Digital Preservation

This package has a strong emphasis on digital preservation, as we want to use lossless JP2s as our preservation master files. It was developed with input from our digital preservation team.

By default it checks:

  • the JP2 is valid (using jpylyzer)

  • the JP2 can be converted back into a TIFF, which
    • has the same pixels as the source TIFF (or the TIFF we converted from the source JPEG)

    • has the same colour profile and mode as the source image

It does not check:

  • the technical metadata is correctly copied over to the JP2 (we extract this to a separate file)

  • the JP2 displays as expected in viewers

  • JPEG to TIFF conversion, if the source file was a JPEG (beyond checking the colour profiles match). This is a lossy conversion, so the pixels will not be identical

We have run tests on a wide sample of source images from our repository. We cannot share this test repository on GitHub due to copyright issues, but if you want to run your own tests these automatic lossless checks should simplify that. The full lossless checks can be disabled in production, but we would recommend keeping them enabled if digital preservation is a concern.

Note: our testing has been focused on the source images we ingest, not all possible formats. The check_image_suitable_for_jp2_conversion() function is run when generating derivatives, and should fail for image formats we have not tested.

See JP2 colour profiles for digital preservation for some more background information and recommendations.

Embedded metadata

We extract image metadata from the source file to a separate XML file for digital preservation, using Exiftool. Exiftool is a command line tool for reading, writing and editing embedded metadata with very thorough support for image embedded metadata formats.

This separate XML file is stored along with the JP2 in the archive. The metadata in the file is stored in the image metadata format XMP, mapped from whatever formats (EXIF, IPTC etc.) were used in the TIFF file. Exiftool also offers a proprietary XML format which preserves the original format of the metadata fields, but we chose XMP as a widely recognised format for sidecar files, rather than going with a proprietary format that may change in future.

Copying over metadata

While the extracted metadata is what we rely on for preservation, we also want to have as much of the original metadata as possible in the JP2 image.

Maintaining embedded metadata while converting between image file formats is difficult. All of the image conversion software we’ve tried had problems with embedded metadata.
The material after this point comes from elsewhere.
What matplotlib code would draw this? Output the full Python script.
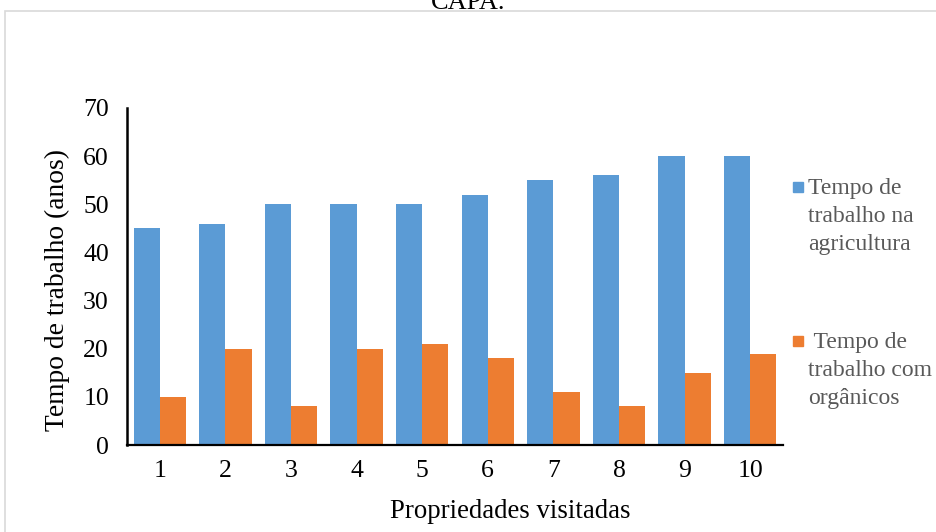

  • ImageMagick sometimes produces badly formed metadata in the converted file

  • Pillow by default doesn’t copy over any metadata. Embedded metadata related functionality is limited

  • Kakadu only copies over some metadata

Because of this, we don’t rely on the image conversion library we use (Pillow) to copy over metadata. Instead, we use Exiftool to copy over metadata after the image is converted, both when converting from JPEG to TIFF and when converting from TIFF to JP2. When copying over to JP2 we map all embedded metadata formats to XMP, as JP2 doesn’t have an official standard for storing EXIF.